Particularly useful is Spotlight’s capability to do real-time currency conversions, since exchange rates fluctuate. It can’t do every currency on the planet, so you’re on your own if you need to check on Burundi francs, but you’ll find all the major currencies. The trick is knowing their abbreviations: the British pound is abbreviated GBP, the Canadian dollar is CAD, the Japanese yen is JPY, and so on. To convert from US dollars into another currency add the phrase “in GBP” or the like after the dollar amount.
We’ve come a long way from thinking that calculator watches are the height of geek chic, but a calculator is still handy now and then. When you want to perform a simple calculation for which a spreadsheet would be overkill, you could use Spotlight to launch the Calculator app, but it’s faster to type your calculation into Spotlight itself. It even supports parentheses for specifying an order of operations. The screenshot is just for illustration; we mostly use this feature to add up a series of numbers.
Can’t remember the difference between “affect” and “effect”? macOS’s Dictionary app has all the help you need, but as with Calculator, Spotlight is a fast substitute. Type the word and click the entry under Definition to see the dictionary entry over on the side. If you want to look for synonyms in the thesaurus or explore other aspects of the word, press Return to open the word in the Dictionary app.
Need to pick your relatives up at the airport? Rather than hoping that their flight will be on time, check to see if it is, with Spotlight. You can usually type the airline name and flight number, but it’s safest if you know the airline’s two-letter code, like DL for Delta, UA for United Airlines, and so on.
Spotlight can even prove useful at the end of the day when you’re trying to figure out if a particular movie is playing at the local cineplex. Enter the title of a current movie and click its entry in the results under Movies to see all sorts of details, including its Rotten Tomatoes rating, when and where it’s playing, and if you can instead get it on iTunes.
Wait, there’s more! Type a ticker symbol, like AAPL, into Spotlight to see the stock’s current price and activity for the day. Enter the name of a professional sports team to see the score of the team’s latest game (assuming they’re in season) and upcoming schedule. And type “weather” and a city name to check the climate conditions for that location and get an extended forecast.

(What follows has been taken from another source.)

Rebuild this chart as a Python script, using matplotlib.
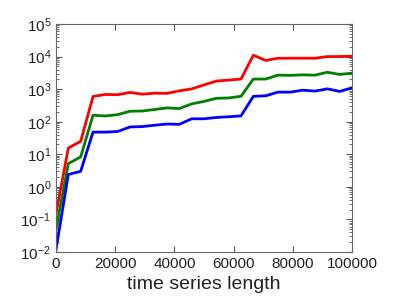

You’ve probably noticed all sorts of other odd items in the results list. That’s because there’s no telling what old email messages or documents might also contain your search term. But you can trim the results somewhat by turning certain items off. To do this, open System Preferences > Spotlight and deselect any categories that aren’t helpful.
If you never knew or have forgotten how useful Spotlight can be, give it a try!